▶ [What the task asks]
Copy every line that mentions the word "with".

• • • • •

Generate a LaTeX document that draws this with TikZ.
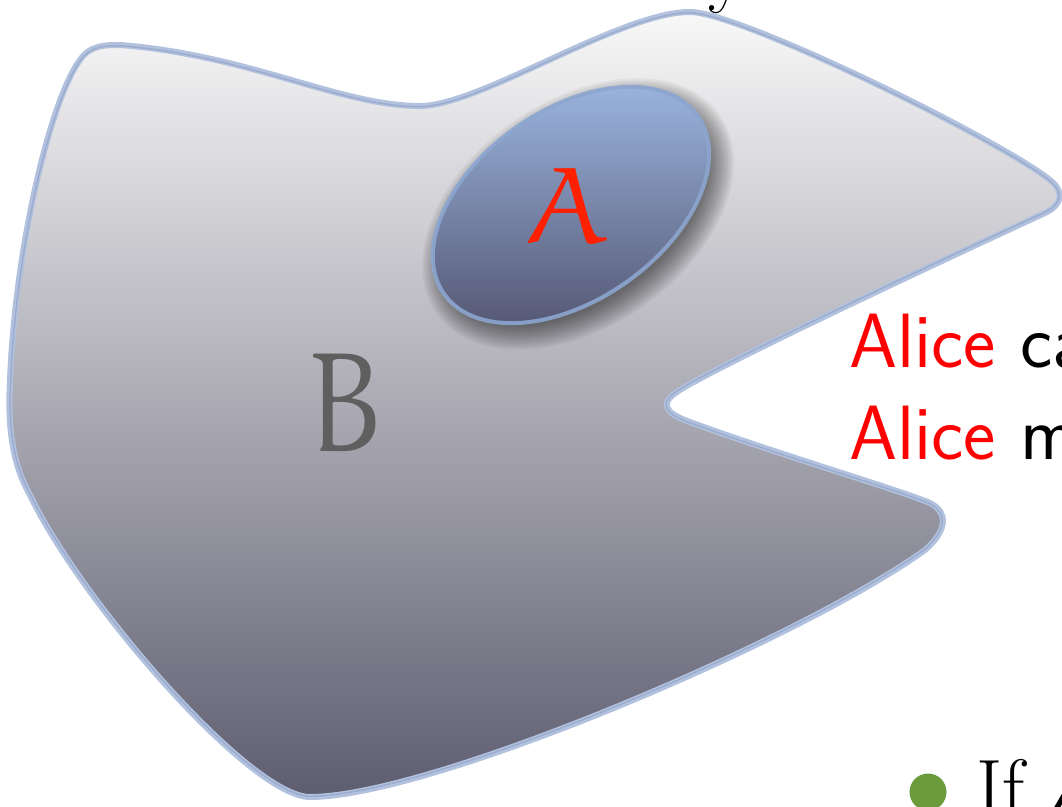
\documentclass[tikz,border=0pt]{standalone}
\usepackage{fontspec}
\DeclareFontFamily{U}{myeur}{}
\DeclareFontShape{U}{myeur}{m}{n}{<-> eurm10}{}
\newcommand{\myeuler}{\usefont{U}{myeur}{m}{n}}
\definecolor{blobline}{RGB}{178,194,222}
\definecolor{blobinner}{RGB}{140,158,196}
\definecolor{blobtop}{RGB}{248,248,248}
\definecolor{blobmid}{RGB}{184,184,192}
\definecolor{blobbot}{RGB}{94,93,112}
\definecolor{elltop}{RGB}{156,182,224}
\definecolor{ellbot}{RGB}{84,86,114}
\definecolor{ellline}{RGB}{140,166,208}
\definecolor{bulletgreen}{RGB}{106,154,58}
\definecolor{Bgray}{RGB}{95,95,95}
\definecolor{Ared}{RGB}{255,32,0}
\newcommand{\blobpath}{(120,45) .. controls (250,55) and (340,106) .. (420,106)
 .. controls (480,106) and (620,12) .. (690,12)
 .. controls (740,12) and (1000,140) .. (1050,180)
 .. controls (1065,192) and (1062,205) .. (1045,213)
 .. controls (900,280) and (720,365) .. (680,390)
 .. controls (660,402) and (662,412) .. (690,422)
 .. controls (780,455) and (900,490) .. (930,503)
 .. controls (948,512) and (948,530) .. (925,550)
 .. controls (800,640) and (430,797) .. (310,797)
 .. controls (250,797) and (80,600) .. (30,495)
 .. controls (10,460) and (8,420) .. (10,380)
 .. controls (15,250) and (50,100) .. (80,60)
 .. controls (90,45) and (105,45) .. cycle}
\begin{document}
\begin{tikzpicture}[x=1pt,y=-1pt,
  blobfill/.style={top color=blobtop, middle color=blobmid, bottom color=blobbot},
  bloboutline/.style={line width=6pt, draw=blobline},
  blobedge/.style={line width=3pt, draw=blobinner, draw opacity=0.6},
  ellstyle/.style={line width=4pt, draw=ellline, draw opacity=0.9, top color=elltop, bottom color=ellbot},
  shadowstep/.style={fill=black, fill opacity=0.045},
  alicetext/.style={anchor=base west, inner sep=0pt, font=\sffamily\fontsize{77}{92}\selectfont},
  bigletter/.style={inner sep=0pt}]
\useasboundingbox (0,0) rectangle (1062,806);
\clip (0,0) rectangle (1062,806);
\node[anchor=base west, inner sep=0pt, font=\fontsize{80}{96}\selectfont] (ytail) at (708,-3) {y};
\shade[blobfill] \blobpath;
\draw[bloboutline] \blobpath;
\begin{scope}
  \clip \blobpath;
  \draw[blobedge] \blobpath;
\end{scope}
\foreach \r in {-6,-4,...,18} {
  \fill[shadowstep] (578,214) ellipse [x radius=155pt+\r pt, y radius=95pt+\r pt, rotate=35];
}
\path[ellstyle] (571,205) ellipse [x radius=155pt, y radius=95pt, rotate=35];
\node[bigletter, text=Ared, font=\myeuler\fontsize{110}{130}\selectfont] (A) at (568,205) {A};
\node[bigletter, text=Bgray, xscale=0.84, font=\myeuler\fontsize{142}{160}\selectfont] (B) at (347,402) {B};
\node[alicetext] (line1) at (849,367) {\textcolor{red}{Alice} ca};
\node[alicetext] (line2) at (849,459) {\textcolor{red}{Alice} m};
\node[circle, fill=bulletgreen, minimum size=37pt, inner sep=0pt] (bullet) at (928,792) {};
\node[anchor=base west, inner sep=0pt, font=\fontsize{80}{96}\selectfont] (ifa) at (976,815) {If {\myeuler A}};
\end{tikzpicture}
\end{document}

• • • • •

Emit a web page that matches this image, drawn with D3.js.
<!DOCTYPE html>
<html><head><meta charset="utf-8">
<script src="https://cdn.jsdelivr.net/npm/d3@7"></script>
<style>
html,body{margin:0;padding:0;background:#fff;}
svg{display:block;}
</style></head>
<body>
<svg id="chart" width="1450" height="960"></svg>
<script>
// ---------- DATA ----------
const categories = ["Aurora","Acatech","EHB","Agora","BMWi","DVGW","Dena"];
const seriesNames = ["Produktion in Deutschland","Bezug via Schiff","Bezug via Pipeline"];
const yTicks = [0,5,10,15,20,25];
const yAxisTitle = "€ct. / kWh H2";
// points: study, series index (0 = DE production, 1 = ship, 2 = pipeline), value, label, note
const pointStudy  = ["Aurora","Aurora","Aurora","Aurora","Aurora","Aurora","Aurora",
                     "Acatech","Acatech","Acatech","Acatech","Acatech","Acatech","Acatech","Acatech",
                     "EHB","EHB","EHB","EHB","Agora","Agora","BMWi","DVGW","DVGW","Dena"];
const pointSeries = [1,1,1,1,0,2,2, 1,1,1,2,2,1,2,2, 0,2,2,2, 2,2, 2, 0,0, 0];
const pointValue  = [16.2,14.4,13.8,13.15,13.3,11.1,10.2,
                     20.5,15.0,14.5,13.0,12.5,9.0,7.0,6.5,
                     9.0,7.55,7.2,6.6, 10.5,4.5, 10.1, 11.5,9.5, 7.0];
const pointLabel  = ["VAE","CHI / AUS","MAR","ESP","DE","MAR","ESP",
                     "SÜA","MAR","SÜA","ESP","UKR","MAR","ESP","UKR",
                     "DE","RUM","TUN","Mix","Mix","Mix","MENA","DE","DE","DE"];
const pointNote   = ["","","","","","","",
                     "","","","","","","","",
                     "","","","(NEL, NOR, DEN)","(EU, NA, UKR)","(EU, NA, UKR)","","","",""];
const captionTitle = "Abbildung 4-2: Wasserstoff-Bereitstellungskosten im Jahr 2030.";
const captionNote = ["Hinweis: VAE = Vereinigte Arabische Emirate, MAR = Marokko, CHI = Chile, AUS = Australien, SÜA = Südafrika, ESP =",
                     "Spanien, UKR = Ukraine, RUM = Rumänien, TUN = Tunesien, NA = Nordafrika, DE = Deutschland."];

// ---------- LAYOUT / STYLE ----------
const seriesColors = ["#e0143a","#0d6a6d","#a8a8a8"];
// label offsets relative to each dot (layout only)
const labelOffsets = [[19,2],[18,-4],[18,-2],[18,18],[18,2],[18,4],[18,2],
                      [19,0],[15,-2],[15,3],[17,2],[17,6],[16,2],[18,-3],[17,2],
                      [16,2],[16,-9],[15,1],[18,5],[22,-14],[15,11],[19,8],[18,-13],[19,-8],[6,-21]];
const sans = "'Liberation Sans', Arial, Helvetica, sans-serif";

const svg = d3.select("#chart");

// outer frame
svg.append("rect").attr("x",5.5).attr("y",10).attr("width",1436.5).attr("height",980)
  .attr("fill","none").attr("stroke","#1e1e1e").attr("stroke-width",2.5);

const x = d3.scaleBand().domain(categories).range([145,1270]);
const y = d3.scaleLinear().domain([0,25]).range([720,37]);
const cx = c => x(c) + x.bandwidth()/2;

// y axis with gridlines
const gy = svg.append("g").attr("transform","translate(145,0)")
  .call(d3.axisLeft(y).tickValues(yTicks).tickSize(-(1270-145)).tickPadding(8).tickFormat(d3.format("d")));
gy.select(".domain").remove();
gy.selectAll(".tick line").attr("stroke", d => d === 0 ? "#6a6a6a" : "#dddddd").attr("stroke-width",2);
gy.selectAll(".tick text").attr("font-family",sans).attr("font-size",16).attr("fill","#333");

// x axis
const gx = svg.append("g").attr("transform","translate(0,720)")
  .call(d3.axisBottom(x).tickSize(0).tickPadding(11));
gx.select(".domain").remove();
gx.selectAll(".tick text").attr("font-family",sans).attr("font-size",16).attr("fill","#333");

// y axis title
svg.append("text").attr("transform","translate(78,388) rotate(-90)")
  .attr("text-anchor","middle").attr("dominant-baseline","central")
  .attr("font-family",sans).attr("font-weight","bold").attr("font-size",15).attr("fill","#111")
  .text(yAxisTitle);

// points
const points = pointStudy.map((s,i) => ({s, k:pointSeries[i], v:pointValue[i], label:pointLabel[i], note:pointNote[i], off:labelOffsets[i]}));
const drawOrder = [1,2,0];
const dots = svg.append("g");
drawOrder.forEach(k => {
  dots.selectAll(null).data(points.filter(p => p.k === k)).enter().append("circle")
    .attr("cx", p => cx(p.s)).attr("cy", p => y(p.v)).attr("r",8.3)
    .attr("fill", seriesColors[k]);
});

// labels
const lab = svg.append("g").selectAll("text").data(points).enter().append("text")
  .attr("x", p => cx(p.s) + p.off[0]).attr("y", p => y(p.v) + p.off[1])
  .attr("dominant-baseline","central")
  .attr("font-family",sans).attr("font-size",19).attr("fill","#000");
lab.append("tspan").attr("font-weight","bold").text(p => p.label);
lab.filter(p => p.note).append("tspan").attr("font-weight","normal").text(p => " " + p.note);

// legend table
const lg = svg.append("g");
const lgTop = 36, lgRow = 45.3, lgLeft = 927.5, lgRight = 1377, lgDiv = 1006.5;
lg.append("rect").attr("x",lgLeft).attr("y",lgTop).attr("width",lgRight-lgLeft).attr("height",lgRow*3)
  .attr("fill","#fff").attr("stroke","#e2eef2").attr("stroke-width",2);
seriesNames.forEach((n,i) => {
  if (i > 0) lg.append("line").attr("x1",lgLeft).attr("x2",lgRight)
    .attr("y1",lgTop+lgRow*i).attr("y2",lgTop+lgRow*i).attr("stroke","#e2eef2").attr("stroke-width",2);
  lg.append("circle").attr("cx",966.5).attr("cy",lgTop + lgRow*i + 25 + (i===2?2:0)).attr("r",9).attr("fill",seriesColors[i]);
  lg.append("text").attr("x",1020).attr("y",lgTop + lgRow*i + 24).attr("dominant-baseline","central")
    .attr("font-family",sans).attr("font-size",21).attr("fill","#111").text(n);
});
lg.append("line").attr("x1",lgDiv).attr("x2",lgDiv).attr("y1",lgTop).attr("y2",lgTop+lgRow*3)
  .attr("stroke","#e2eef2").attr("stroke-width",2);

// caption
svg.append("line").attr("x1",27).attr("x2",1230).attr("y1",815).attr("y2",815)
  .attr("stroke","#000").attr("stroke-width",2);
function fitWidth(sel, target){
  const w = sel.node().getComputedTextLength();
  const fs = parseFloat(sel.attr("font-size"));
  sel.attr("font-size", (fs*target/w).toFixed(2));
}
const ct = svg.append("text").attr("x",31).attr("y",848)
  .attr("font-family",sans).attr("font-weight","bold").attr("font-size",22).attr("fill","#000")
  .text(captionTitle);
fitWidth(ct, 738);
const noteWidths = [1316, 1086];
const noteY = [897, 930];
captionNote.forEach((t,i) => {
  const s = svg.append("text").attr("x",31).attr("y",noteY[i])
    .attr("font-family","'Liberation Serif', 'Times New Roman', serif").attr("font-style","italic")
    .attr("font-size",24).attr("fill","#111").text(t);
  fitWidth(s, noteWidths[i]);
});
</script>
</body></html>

• • • • •

▶ [Expected answer]
Generate a LaTeX document that draws this with TikZ.
Emit a web page that matches this image, drawn with D3.js.
// y axis with gridlines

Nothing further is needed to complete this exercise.